_Set exercise_. Determine the number of lines in the listing below where the string "this" occurs; answer with the number alone.

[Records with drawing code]
* * *

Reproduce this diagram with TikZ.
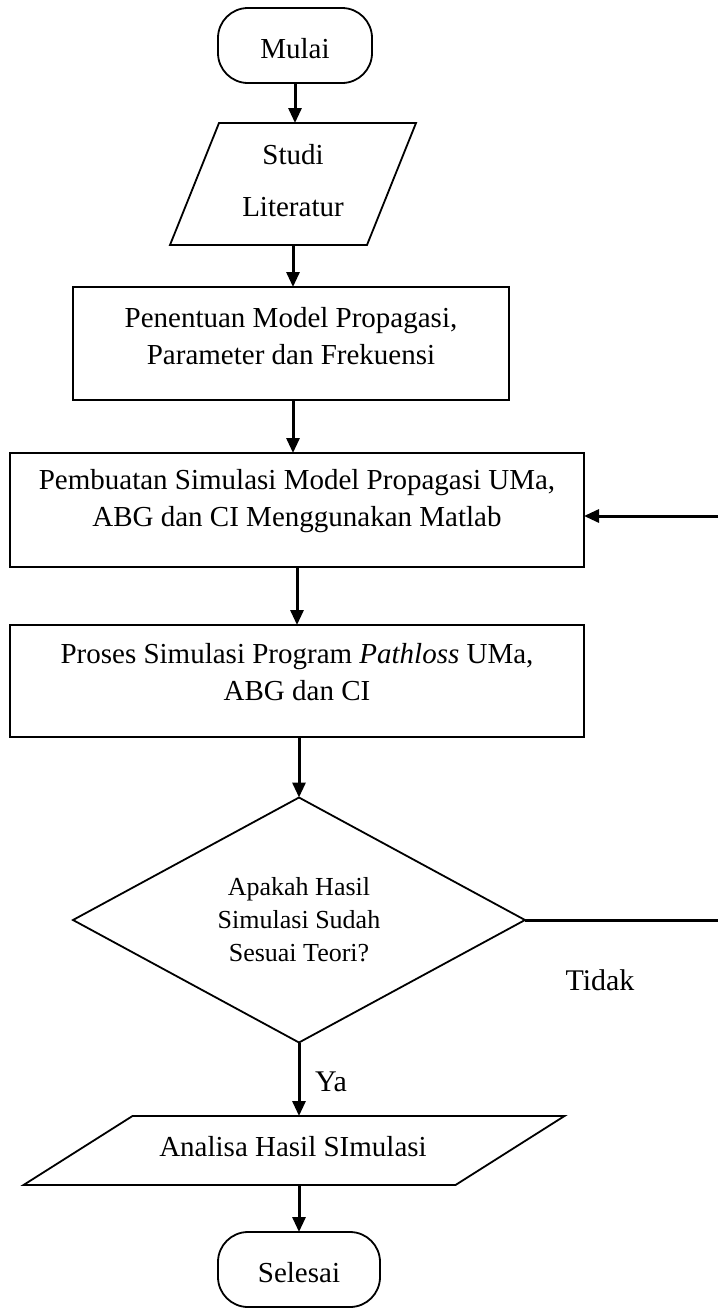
\documentclass[tikz,border=0pt]{standalone}
\usepackage{fontspec}
\setmainfont{Liberation Serif}
\usetikzlibrary{shapes.geometric,arrows.meta}
\tikzset{
  outline/.style={draw=black, line width=1.8pt},
  shapebox/.style={outline, rectangle, inner sep=0pt, outer sep=0pt},
  ghost/.style={rectangle, draw=none, inner sep=0pt, outer sep=0pt},
  txt/.style={align=center, inner sep=0pt, font=\fontsize{29}{37}\selectfont},
  smalltxt/.style={align=center, inner sep=0pt, font=\fontsize{26}{33}\selectfont},
  lbl/.style={inner sep=0pt, font=\fontsize{30}{36}\selectfont},
  arr/.style={line width=3pt, -{Triangle[length=15pt,width=13pt]}},
  plain/.style={line width=3pt}
}
\begin{document}
\begin{tikzpicture}[x=1pt,y=-1pt]
\useasboundingbox (0,0) rectangle (718,1310);
\fill[white] (0,0) rectangle (718,1310);

% Mulai
\node[shapebox, rounded corners=30pt, minimum width=154pt, minimum height=75pt] (mulai) at (295,45.5) {};
\node[txt] (tmulai) at (295,49) {Mulai};

% Studi Literatur
\node[ghost, minimum width=197pt, minimum height=122pt] (p1) at (293,184) {};
\draw[outline] ([xshift=24.5pt]p1.north west) -- ([xshift=24.5pt]p1.north east) -- ([xshift=-24.5pt]p1.south east) -- ([xshift=-24.5pt]p1.south west) -- cycle;
\node[txt] (tp1) at (293,181) {Studi\\[15pt]Literatur};

% Box 1
\node[shapebox, minimum width=436pt, minimum height=113pt] (b1) at (291,343.5) {};
\node[txt] (tb1) at (291,336.5) {Penentuan Model Propagasi,\\Parameter dan Frekuensi};

% Box 2
\node[shapebox, minimum width=574pt, minimum height=114pt] (b2) at (297,510) {};
\node[txt] (tb2) at (297,501.5) {Pembuatan Simulasi Model Propagasi UMa,\\ABG dan CI Menggunakan Matlab};

% Box 3
\node[shapebox, minimum width=574pt, minimum height=112pt] (b3) at (297,681) {};
\node[txt] (tb3) at (297,672.5) {Proses Simulasi Program \textit{Pathloss} UMa,\\ABG dan CI};

% Decision
\node[outline, diamond, inner sep=0pt, outer sep=0pt, minimum width=452pt, minimum height=245pt] (dia) at (299,920) {};
\node[smalltxt] (tdia) at (299,920) {Apakah Hasil\\Simulasi Sudah\\Sesuai Teori?};

% Analisa
\node[ghost, minimum width=432pt, minimum height=69pt] (p2) at (294,1150.5) {};
\draw[outline] ([xshift=54.5pt]p2.north west) -- ([xshift=54.5pt]p2.north east) -- ([xshift=-54.5pt]p2.south east) -- ([xshift=-54.5pt]p2.south west) -- cycle;
\node[txt] (tp2) at (293,1147) {Analisa Hasil SImulasi};

% Selesai
\node[shapebox, rounded corners=30pt, minimum width=162pt, minimum height=75pt] (sel) at (299,1269.5) {};
\node[txt] (tsel) at (299,1272.5) {Selesai};

% Labels
\node[lbl] (ya) at (331,1082) {Ya};
\node[lbl] (tidak) at (600,980) {Tidak};

% Connectors
\draw[arr] (mulai.south) -- (mulai.south |- p1.north);
\draw[arr] (p1.south) -- (p1.south |- b1.north);
\draw[arr] (b1.south -| p1.south) -- (p1.south |- b2.north);
\draw[arr] (b2.south) -- (b3.north);
\draw[arr] (b3.south -| dia.north) -- (dia.north);
\draw[arr] (dia.south) -- (dia.south |- p2.north);
\draw[arr] (p2.south -| sel.north) -- (sel.north);

% Feedback (Tidak)
\coordinate (r1) at (718,920);
\coordinate (r2) at (718,516);
\draw[plain] (dia.east) -- (r1);
\draw[arr] (r2) -- (b2.east |- r2);
\end{tikzpicture}
\end{document}
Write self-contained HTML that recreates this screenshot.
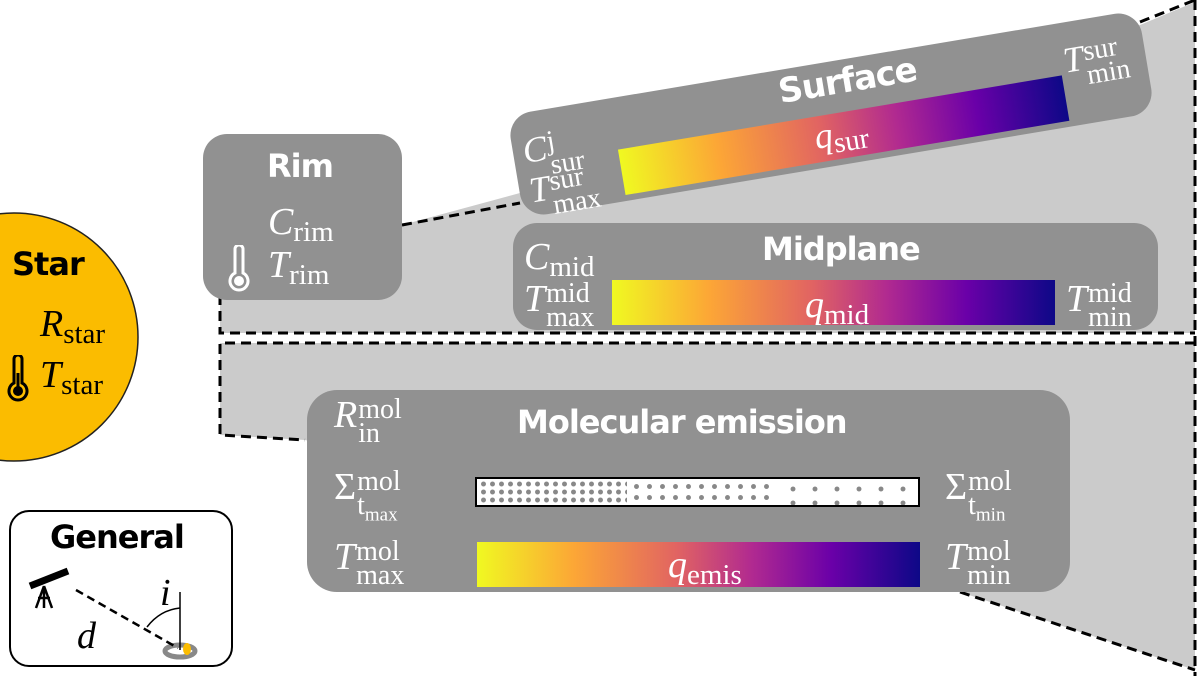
<!DOCTYPE html>
<html><head><meta charset="utf-8"><style>
body{margin:0;width:1200px;height:676px;position:relative;overflow:hidden;background:#fff;font-family:"Liberation Sans",sans-serif}
.box{position:absolute;background:#919191;border-radius:24px}
.t{position:absolute;color:#fff;font-weight:bold;font-size:32px;font-family:"DejaVu Sans","Liberation Sans",sans-serif;letter-spacing:-1px;white-space:nowrap}
.m{position:absolute;color:#fff;font-family:"Liberation Serif",serif;font-size:38px;white-space:nowrap;line-height:1}
.m i{font-style:italic}
.m .s{font-size:29px;display:inline-block;vertical-align:-7px}
.ss{display:inline-block;vertical-align:-15px;font-size:28px;line-height:24px;text-align:left;margin-left:1px}
.grad{position:absolute;background:linear-gradient(90deg,#f0f921,#fca636 22%,#e16462 45%,#b12a90 62%,#6a00a8 80%,#0d0887)}
</style></head><body>
<svg width="1200" height="676" style="position:absolute;left:0;top:0">
<polygon points="220,333 220,295 402,225 1140,25 1195,2 1195,333" fill="#cbcbcb"/>
<polygon points="220,343 1195,343 1195,670 960,592 305,440 220,435" fill="#cbcbcb"/>
<g fill="none" stroke="#000" stroke-width="3" stroke-dasharray="10,6">
<polyline points="220,295 220,333 1195,333"/>
<polyline points="402,225 520,203"/>
<polyline points="1140,22 1195,0"/>
<line x1="1195" y1="0" x2="1195" y2="676"/>
<polyline points="1195,343 220,343 220,435 305,440"/>
<polyline points="960,592 1195,670"/>
</g>
<circle cx="14" cy="337" r="124" fill="#fbbc00" stroke="#222" stroke-width="1.5"/>
</svg>
<div class="t" style="left:12px;top:245px;color:#000">Star</div>
<div class="m" style="left:40px;top:305px;color:#000"><i>R</i><span class="s">star</span></div>
<div class="m" style="left:40px;top:356px;color:#000"><i>T</i><span class="s">star</span></div>
<svg style="position:absolute;left:7px;top:355px" width="22" height="48"><path d="M7 4 a4 4 0 0 1 8 0 v24 a9 9 0 1 1 -8 0z" fill="none" stroke="#000" stroke-width="3"/><circle cx="11" cy="36" r="5" fill="#000"/><rect x="9.5" y="18" width="3" height="16" fill="#000"/></svg>

<div class="box" style="left:203px;top:134px;width:199px;height:166px"></div>
<div class="t" style="left:267px;top:147px">Rim</div>
<div class="m" style="left:268px;top:203px"><i>C</i><span class="s">rim</span></div>
<div class="m" style="left:268px;top:246px"><i>T</i><span class="s">rim</span></div>
<svg style="position:absolute;left:228px;top:245px" width="22" height="48"><path d="M7 4 a4 4 0 0 1 8 0 v24 a9 9 0 1 1 -8 0z" fill="none" stroke="#fff" stroke-width="3"/><circle cx="11" cy="36" r="5" fill="#fff"/></svg>

<div class="box" style="left:511px;top:62px;width:640px;height:104px;transform:rotate(-9.5deg);transform-origin:center">
<div class="t" style="left:272px;top:2px;font-size:34px">Surface</div>
<div class="grad" style="left:104px;top:52px;width:450px;height:46px"></div>
<div class="m" style="left:300px;top:54px;font-size:36px"><i>q</i><span class="s">sur</span></div>
<div class="m" style="left:10px;top:20px;font-size:36px"><i>C</i><span class="ss">j<br>sur</span></div>
<div class="m" style="left:10px;top:60px;font-size:36px"><i>T</i><span class="ss">sur<br>max</span></div>
<div class="m" style="left:558px;top:20px;font-size:36px"><i>T</i><span class="ss">sur<br>min</span></div>
</div>

<div class="box" style="left:513px;top:223px;width:645px;height:107px"></div>
<div class="t" style="left:762px;top:230px">Midplane</div>
<div class="m" style="left:524px;top:238px"><i>C</i><span class="s">mid</span></div>
<div class="grad" style="left:612px;top:280px;width:443px;height:45px"></div>
<div class="m" style="left:805px;top:286px;color:#fff"><i>q</i><span class="s">mid</span></div>
<div class="m" style="left:524px;top:280px"><i>T</i><span class="ss">mid<br>max</span></div>
<div class="m" style="left:1066px;top:280px"><i>T</i><span class="ss">mid<br>min</span></div>

<div class="box" style="left:307px;top:390px;width:763px;height:202px;border-radius:30px"></div>
<div class="t" style="left:517px;top:403px">Molecular emission</div>
<div class="m" style="left:334px;top:396px"><i>R</i><span class="ss">mol<br>in</span></div>
<div class="m" style="left:334px;top:468px">Σ<span class="ss">mol<br>t<sub style="font-size:19px">max</sub></span></div>
<div class="m" style="left:945px;top:468px">Σ<span class="ss">mol<br>t<sub style="font-size:19px">min</sub></span></div>
<div style="position:absolute;left:475px;top:477px;width:441px;height:26px;background:#fff;border:2px solid #000;overflow:hidden">
<div style="position:absolute;left:0;top:0;width:150px;height:26px;background-image:radial-gradient(circle,#888 2.2px,transparent 2.7px);background-size:9px 8px;background-position:2px 1px"></div>
<div style="position:absolute;left:150px;top:0;width:150px;height:26px;background-image:radial-gradient(circle,#888 2.2px,transparent 2.7px);background-size:13px 11px;background-position:3px 2px"></div>
<div style="position:absolute;left:300px;top:0;width:141px;height:26px;background-image:radial-gradient(circle,#888 2.2px,transparent 2.7px);background-size:22px 14px;background-position:5px 3px"></div>
</div>
<div class="grad" style="left:477px;top:542px;width:443px;height:45px"></div>
<div class="m" style="left:668px;top:546px"><i>q</i><span class="s">emis</span></div>
<div class="m" style="left:334px;top:538px"><i>T</i><span class="ss">mol<br>max</span></div>
<div class="m" style="left:945px;top:538px"><i>T</i><span class="ss">mol<br>min</span></div>

<div style="position:absolute;left:9px;top:510px;width:220px;height:153px;border:2.5px solid #000;border-radius:20px;background:#fff"></div>
<div class="t" style="left:50px;top:518px;color:#000">General</div>
<svg style="position:absolute;left:0;top:480px" width="240" height="196">
<ellipse cx="180" cy="171" rx="15" ry="6" fill="none" stroke="#888" stroke-width="5"/>
<ellipse cx="187" cy="169" rx="4" ry="6" fill="#fbbc00"/>
<line x1="180" y1="112" x2="180" y2="170" stroke="#000" stroke-width="1.5"/>
<path d="M147 147 Q160 130 180 128" fill="none" stroke="#000" stroke-width="1.5"/>
<line x1="76" y1="110" x2="178" y2="168" stroke="#000" stroke-width="2.5" stroke-dasharray="8,5"/>
<line x1="30" y1="106" x2="68" y2="91" stroke="#000" stroke-width="7"/>
<path d="M44 106 L36 128 M44 106 L52 128 M44 106 V128 M38 118 H50" stroke="#000" stroke-width="2.5" fill="none"/>
</svg>
<div class="m" style="left:160px;top:574px;color:#000"><i>i</i></div>
<div class="m" style="left:77px;top:617px;color:#000"><i>d</i></div>
</body></html>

* * *

_Answer for the task_. 2